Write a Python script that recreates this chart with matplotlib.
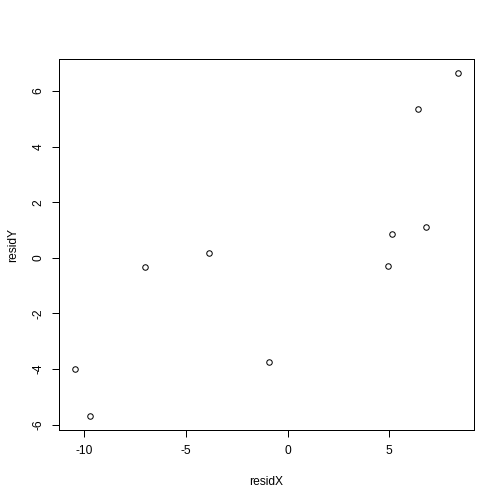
import matplotlib
matplotlib.use("Agg")
import matplotlib.pyplot as plt

residX = [-10.46, -9.70, -6.98, -3.84, -0.93, 4.95, 5.15, 6.81, 6.42, 8.38]
residY = [-4.01, -5.70, -0.34, 0.16, -3.76, -0.28, 0.87, 1.10, 5.36, 6.65]
xticks = [-10, -5, 0, 5]
yticks = [-6, -4, -2, 0, 2, 4, 6]

plt.rcParams['font.family'] = ['Liberation Sans', 'DejaVu Sans']
plt.rcParams['font.size'] = 12

fig = plt.figure(figsize=(7, 7), dpi=72)
ax = fig.add_axes([59.3 / 504, 74 / 504, (473.5 - 59.3) / 504, (430 - 59.3) / 504])

ax.plot(residX, residY, linestyle='none', marker='o', markersize=5.5,
        markerfacecolor='none', markeredgecolor='black', markeredgewidth=1)

# R-style 4% padding on each side
xr = max(residX) - min(residX)
yr = max(residY) - min(residY)
ax.set_xlim(min(residX) - 0.04 * xr, max(residX) + 0.04 * xr)
ax.set_ylim(min(residY) - 0.04 * yr, max(residY) + 0.04 * yr)

ax.set_xticks(xticks)
ax.set_xticklabels([str(t) for t in xticks])
ax.set_yticks(yticks)
ax.set_yticklabels([str(t) for t in yticks], rotation=90, va='center')
ax.tick_params(length=7, width=1, pad=8, labelsize=12)

for s in ax.spines.values():
    s.set_linewidth(1)

ax.set_xlabel('residX', labelpad=19)
ax.set_ylabel('residY', labelpad=13)

fig.savefig('out.png', dpi=72)
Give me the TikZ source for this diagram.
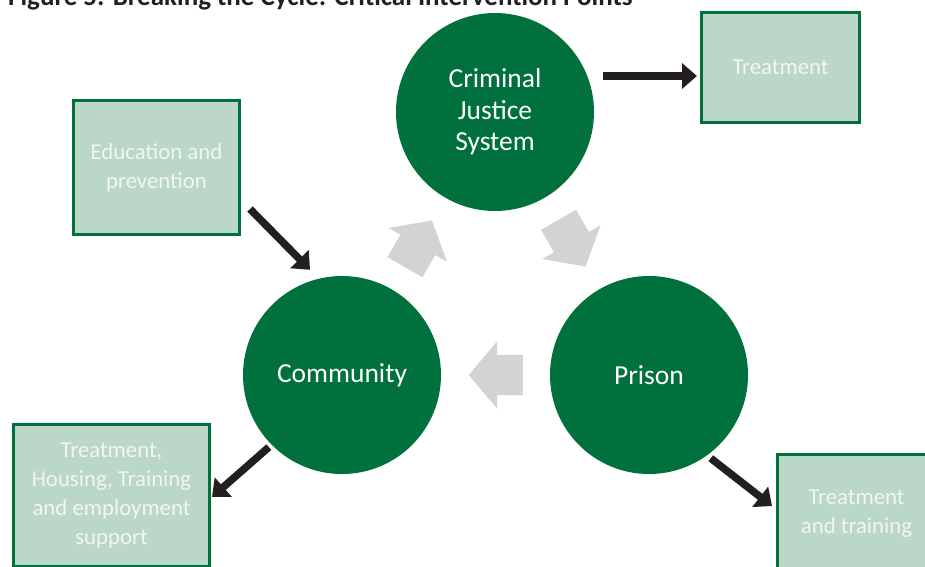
\documentclass[tikz,border=0pt]{standalone}
\usepackage{fontspec}
\setmainfont{Carlito}
\usepackage{tikz}
\usetikzlibrary{positioning,arrows.meta,shapes.arrows,calc}
\usepackage{xcolor}
\definecolor{cjgreen}{HTML}{00703C}
\definecolor{boxfill}{HTML}{BAD7C8}
\definecolor{boxtext}{HTML}{F1F6F3}
\definecolor{cyclegray}{HTML}{D1D3D4}
\definecolor{inkblack}{HTML}{231F20}

\begin{document}
\begin{tikzpicture}[
    x=1pt, y=-1pt,
    stage/.style={circle, fill=cjgreen, minimum size=198pt, inner sep=0pt, text=white, font=\fontsize{27.5}{31.5}\selectfont, align=center},
    interBox/.style={rectangle, draw=cjgreen, line width=3pt, fill=boxfill, text=boxtext, font=\fontsize{22.8}{29}\selectfont, align=center, inner sep=0pt},
    cycleArrow/.style={single arrow, fill=cyclegray, anchor=tip, inner xsep=0pt, inner ysep=20pt, minimum height=54pt, single arrow head extend=13.5pt, single arrow tip angle=100},
    pushArrow/.style={-{Triangle[length=15pt, width=25pt]}, line width=7.5pt, draw=inkblack}
]
    \useasboundingbox (0,0) rectangle (925,566);

    % Title (cut off at the top)
    \node[anchor=base west, inner sep=0pt, text=inkblack, font=\fontsize{27}{30}\selectfont\bfseries] (title) at (8,5) {Figure 5: Breaking the Cycle: Critical Intervention Points};

    % Stages of the cycle
    \node[stage] (cjs) at (495,112) {Criminal\\Justice\\System};
    \node[stage] (comm) at (342,375) {Community};
    \node[stage] (prison) at (649,375) {Prison};

    % Cycle arrows (tip placed half a length past the midpoint)
    \node[cycleArrow, rotate=60] (toCjs) at ($(comm)!0.5!(cjs)!27pt!(cjs)$) {};
    \node[cycleArrow, rotate=-60] (toPrison) at ($(cjs)!0.5!(prison)!27pt!(prison)$) {};
    \node[cycleArrow, rotate=180] (toComm) at ($(prison)!0.5!(comm)!27pt!(comm)$) {};

    % Intervention points
    \node[interBox, minimum width=158pt, minimum height=110pt] (treat) at (780.5,67.5) {Treatment};
    \node[interBox, minimum width=166pt, minimum height=134pt] (edu) at (156.5,167.5) {Education and\\prevention};
    \node[interBox, minimum width=196pt, minimum height=142pt] (housing) at (111.5,495.5) {Treatment,\\Housing, Training\\and employment\\support};
    \node[interBox, minimum width=158pt, minimum height=118pt] (training) at (856.5,513.5) {Treatment\\and training};

    % Intervention arrows
    \draw[pushArrow] ([shift={(9,-36)}]cjs.east) -- ([shift={(-3,8.5)}]treat.west);
    \draw[pushArrow] ([shift={(9,-27)}]edu.south east) -- ([shift={(-32,-6)}]comm.north);
    \draw[pushArrow] ([shift={(-3,2)}]comm.south west) -- ([shift={(1,1.5)}]housing.east);
    \draw[pushArrow] ([shift={(2,4)}]prison.-53) -- ([shift={(-4,-7.5)}]training.west);

\end{tikzpicture}
\end{document}
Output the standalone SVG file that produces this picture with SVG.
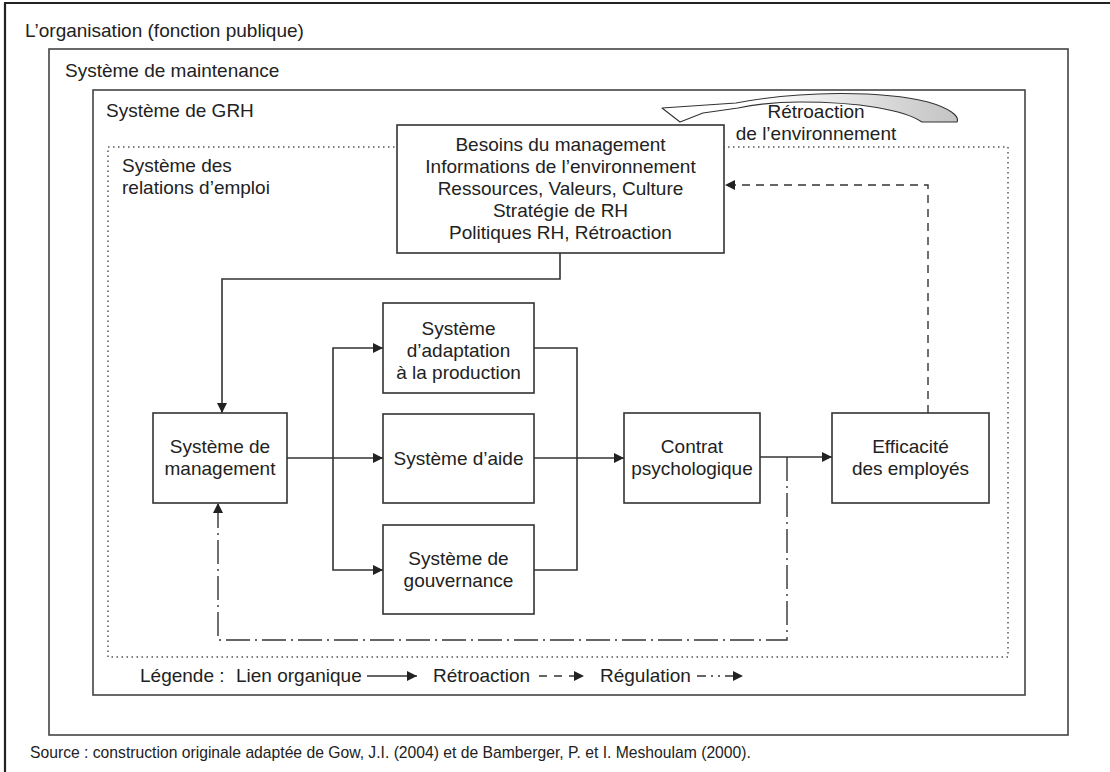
<svg xmlns="http://www.w3.org/2000/svg" width="1110" height="772" viewBox="0 0 1110 772">
  <defs>
    <style>
      .t { font-family: "Liberation Sans", Arial, sans-serif; font-size: 19px; fill: #222; }
      .c { text-anchor: middle; }
      .src { font-family: "Liberation Sans", Arial, sans-serif; font-size: 15.7px; fill: #222; }
      .frame { fill: none; stroke: #444; stroke-width: 1.6; }
      .box { fill: #fff; stroke: #333; stroke-width: 1.6; }
      .dotted { fill: none; stroke: #555; stroke-width: 1.5; stroke-dasharray: 1.5 3.5; }
      .link { fill: none; stroke: #333; stroke-width: 1.6; }
      .fb { fill: none; stroke: #333; stroke-width: 1.4; stroke-dasharray: 8 6; }
      .reg { fill: none; stroke: #333; stroke-width: 1.4; stroke-dasharray: 24 5 2 5; }
    </style>
    <marker id="ah" viewBox="0 0 10 10" refX="10" refY="5" markerWidth="11" markerHeight="10" markerUnits="userSpaceOnUse" orient="auto">
      <path d="M0,0 L10,5 L0,10 z" fill="#222"/>
    </marker>
    <linearGradient id="swoosh" x1="760" y1="0" x2="955" y2="0" gradientUnits="userSpaceOnUse">
      <stop offset="0" stop-color="#ffffff"/>
      <stop offset="1" stop-color="#c4c4c4"/>
    </linearGradient>
  </defs>

  <!-- outer frame: organisation -->
  <g id="organisation">
    <path d="M4,3 H1110 M5,3 V772" fill="none" stroke="#222" stroke-width="2.2"/>
    <text class="t" x="25" y="37">L’organisation (fonction publique)</text>
  </g>

  <!-- maintenance system -->
  <g id="maintenance">
    <rect class="frame" x="49" y="49" width="1019" height="686"/>
    <text class="t" x="65" y="77">Système de maintenance</text>
  </g>

  <!-- HRM system -->
  <g id="grh">
    <rect class="frame" x="93" y="90" width="932" height="605"/>
    <text class="t" x="106" y="117">Système de GRH</text>
  </g>

  <!-- employment relations system -->
  <g id="relations-emploi">
    <rect class="dotted" x="108" y="147" width="900" height="510"/>
    <text class="t" x="122" y="172">Système des</text>
    <text class="t" x="122" y="194">relations d’emploi</text>
  </g>

  <!-- environment feedback swoosh -->
  <g id="retroaction-environnement">
    <path d="M662,108 L736,103 C800,91 880,90 928,102 C949,108 960,116 957,122 L922,122 C904,110 860,102 800,102 C772,102 752,105 738,108 L703,113 L680,122 Z" fill="url(#swoosh)" stroke="#333" stroke-width="1.1" stroke-linejoin="round"/>
    <text class="t c" x="816" y="118">Rétroaction</text>
    <text class="t c" x="816" y="140">de l’environnement</text>
  </g>

  <!-- connectors -->
  <g id="connectors">
    <!-- organic links -->
    <path class="link" d="M560,253 V279 H222 V413" marker-end="url(#ah)"/>
    <path class="link" d="M287,458 H383" marker-end="url(#ah)"/>
    <path class="link" d="M333,458 V348 H383" marker-end="url(#ah)"/>
    <path class="link" d="M333,458 V570 H383" marker-end="url(#ah)"/>
    <path class="link" d="M534,348 H577 V570 H534"/>
    <path class="link" d="M534,458 H624" marker-end="url(#ah)"/>
    <path class="link" d="M760,457 H832" marker-end="url(#ah)"/>
    <!-- feedback -->
    <path class="fb" d="M928,413 V185 H725" marker-end="url(#ah)"/>
    <!-- regulation -->
    <path class="reg" d="M787,457 V640 H218 V503" marker-end="url(#ah)"/>
  </g>

  <g id="besoins">
    <rect class="box" x="397" y="125" width="327" height="128"/>
    <text class="t c" x="560.5" y="151">Besoins du management</text>
    <text class="t c" x="560.5" y="173">Informations de l’environnement</text>
    <text class="t c" x="560.5" y="195">Ressources, Valeurs, Culture</text>
    <text class="t c" x="560.5" y="217">Stratégie de RH</text>
    <text class="t c" x="560.5" y="239">Politiques RH, Rétroaction</text>
  </g>

  <g id="management">
    <rect class="box" x="153" y="413" width="134" height="90"/>
    <text class="t c" x="220" y="453">Système de</text>
    <text class="t c" x="220" y="475">management</text>
  </g>

  <g id="adaptation">
    <rect class="box" x="383" y="303" width="151" height="90"/>
    <text class="t c" x="458.5" y="335">Système</text>
    <text class="t c" x="458.5" y="357">d’adaptation</text>
    <text class="t c" x="458.5" y="379">à la production</text>
  </g>

  <g id="aide">
    <rect class="box" x="383" y="414" width="151" height="89"/>
    <text class="t c" x="458.5" y="465">Système d’aide</text>
  </g>

  <g id="gouvernance">
    <rect class="box" x="383" y="525" width="151" height="89"/>
    <text class="t c" x="458.5" y="565">Système de</text>
    <text class="t c" x="458.5" y="587">gouvernance</text>
  </g>

  <g id="contrat">
    <rect class="box" x="624" y="413" width="136" height="90"/>
    <text class="t c" x="692" y="453">Contrat</text>
    <text class="t c" x="692" y="475">psychologique</text>
  </g>

  <g id="efficacite">
    <rect class="box" x="832" y="413" width="157" height="90"/>
    <text class="t c" x="910.5" y="453">Efficacité</text>
    <text class="t c" x="910.5" y="475">des employés</text>
  </g>

  <!-- legend -->
  <g id="legende">
    <text class="t" x="140" y="682">Légende :</text>
    <text class="t" x="236" y="682">Lien organique</text>
    <path class="link" d="M367,676 H417" marker-end="url(#ah)"/>
    <text class="t" x="433" y="682">Rétroaction</text>
    <path d="M539,676 H584" fill="none" stroke="#333" stroke-width="1.4" stroke-dasharray="8 7" marker-end="url(#ah)"/>
    <text class="t" x="600" y="682">Régulation</text>
    <path d="M697,676 H743" fill="none" stroke="#333" stroke-width="1.4" stroke-dasharray="9 5 2 5 2 5" marker-end="url(#ah)"/>
  </g>

  <text class="src" x="30" y="758">Source : construction originale adaptée de Gow, J.I. (2004) et de Bamberger, P. et I. Meshoulam (2000).</text>
</svg>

= Exercise =
Beginning with the first line of the records above, extract each line exactly through the line that holds "import matplotlib.pyplot as plt", both ends included. Omit pictures.

= Written answer =
Write a Python script that recreates this chart with matplotlib.
import matplotlib
matplotlib.use("Agg")
import matplotlib.pyplot as plt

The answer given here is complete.